## Objective
Everything from the first line of the data through the line with "ScatterChart, XAxis, YAxis" is to be echoed exactly, minus the pictures.

## Data shown
■ ■ ■ ■ ■ ■ ■

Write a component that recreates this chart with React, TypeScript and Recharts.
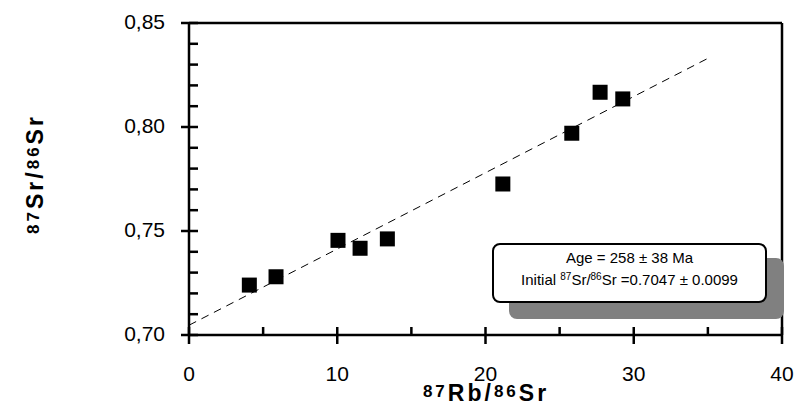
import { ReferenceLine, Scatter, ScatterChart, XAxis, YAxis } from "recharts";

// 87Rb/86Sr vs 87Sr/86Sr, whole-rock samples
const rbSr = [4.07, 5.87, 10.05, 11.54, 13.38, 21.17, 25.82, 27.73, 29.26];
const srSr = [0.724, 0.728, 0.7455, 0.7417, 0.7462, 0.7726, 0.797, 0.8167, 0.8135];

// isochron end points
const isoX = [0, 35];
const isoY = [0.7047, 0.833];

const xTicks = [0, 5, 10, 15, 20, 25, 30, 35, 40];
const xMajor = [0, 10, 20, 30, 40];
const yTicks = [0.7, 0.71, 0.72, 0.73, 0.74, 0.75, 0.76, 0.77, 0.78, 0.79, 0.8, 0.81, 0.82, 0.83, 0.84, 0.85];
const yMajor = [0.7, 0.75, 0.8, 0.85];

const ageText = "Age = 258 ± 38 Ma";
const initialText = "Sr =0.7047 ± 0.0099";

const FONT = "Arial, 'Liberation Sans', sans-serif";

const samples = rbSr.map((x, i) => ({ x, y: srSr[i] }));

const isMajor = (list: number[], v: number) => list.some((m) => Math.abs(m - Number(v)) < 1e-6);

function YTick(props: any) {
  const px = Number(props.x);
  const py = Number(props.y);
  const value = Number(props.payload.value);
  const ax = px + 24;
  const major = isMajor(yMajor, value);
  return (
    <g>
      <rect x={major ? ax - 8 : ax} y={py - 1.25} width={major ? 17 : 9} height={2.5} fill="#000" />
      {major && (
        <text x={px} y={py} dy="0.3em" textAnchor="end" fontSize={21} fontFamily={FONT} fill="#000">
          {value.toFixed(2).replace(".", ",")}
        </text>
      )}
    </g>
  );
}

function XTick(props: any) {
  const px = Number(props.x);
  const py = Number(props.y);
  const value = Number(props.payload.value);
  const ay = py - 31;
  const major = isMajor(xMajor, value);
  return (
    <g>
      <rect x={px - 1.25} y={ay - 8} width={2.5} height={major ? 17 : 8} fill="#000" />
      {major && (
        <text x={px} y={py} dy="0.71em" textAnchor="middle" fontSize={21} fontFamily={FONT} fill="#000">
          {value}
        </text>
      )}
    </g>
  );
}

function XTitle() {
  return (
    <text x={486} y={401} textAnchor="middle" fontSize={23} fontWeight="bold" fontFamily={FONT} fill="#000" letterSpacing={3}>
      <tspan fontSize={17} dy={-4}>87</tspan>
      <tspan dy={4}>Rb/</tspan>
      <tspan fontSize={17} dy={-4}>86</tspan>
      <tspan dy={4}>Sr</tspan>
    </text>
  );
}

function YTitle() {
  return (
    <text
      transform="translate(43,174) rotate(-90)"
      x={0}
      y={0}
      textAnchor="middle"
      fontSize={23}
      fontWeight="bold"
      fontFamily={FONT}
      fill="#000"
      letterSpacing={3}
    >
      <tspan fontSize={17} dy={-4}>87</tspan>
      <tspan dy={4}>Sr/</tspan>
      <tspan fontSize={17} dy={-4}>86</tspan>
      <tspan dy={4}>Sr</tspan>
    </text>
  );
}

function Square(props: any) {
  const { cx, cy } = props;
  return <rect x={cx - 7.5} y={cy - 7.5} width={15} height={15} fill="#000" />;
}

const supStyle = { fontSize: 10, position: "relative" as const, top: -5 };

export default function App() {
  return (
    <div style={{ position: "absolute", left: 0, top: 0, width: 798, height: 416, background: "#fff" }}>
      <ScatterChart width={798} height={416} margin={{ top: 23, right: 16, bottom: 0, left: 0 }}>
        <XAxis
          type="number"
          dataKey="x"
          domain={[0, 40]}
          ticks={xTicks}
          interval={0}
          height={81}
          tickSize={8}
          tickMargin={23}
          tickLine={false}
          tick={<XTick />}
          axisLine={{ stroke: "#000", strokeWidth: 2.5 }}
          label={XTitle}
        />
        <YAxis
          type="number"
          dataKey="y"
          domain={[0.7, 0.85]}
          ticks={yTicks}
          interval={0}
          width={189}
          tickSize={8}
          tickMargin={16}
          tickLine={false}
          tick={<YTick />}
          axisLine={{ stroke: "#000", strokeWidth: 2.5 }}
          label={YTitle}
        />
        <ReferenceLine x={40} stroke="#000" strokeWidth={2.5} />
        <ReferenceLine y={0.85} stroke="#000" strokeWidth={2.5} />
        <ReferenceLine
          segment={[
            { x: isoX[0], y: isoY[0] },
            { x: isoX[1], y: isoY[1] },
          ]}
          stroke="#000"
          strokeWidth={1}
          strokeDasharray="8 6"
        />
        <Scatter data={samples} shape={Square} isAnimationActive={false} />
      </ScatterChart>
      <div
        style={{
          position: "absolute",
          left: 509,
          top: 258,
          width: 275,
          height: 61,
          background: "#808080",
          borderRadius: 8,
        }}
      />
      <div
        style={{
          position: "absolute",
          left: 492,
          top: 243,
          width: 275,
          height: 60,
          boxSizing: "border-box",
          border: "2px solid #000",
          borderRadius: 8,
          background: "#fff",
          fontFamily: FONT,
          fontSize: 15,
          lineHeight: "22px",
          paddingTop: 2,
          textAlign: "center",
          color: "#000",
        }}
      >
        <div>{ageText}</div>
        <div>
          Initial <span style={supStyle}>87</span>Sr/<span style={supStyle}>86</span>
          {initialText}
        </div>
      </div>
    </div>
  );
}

■ ■ ■ ■ ■ ■ ■

## Solution below
Write a component that recreates this chart with React, TypeScript and Recharts.
import { ReferenceLine, Scatter, ScatterChart, XAxis, YAxis } from "recharts";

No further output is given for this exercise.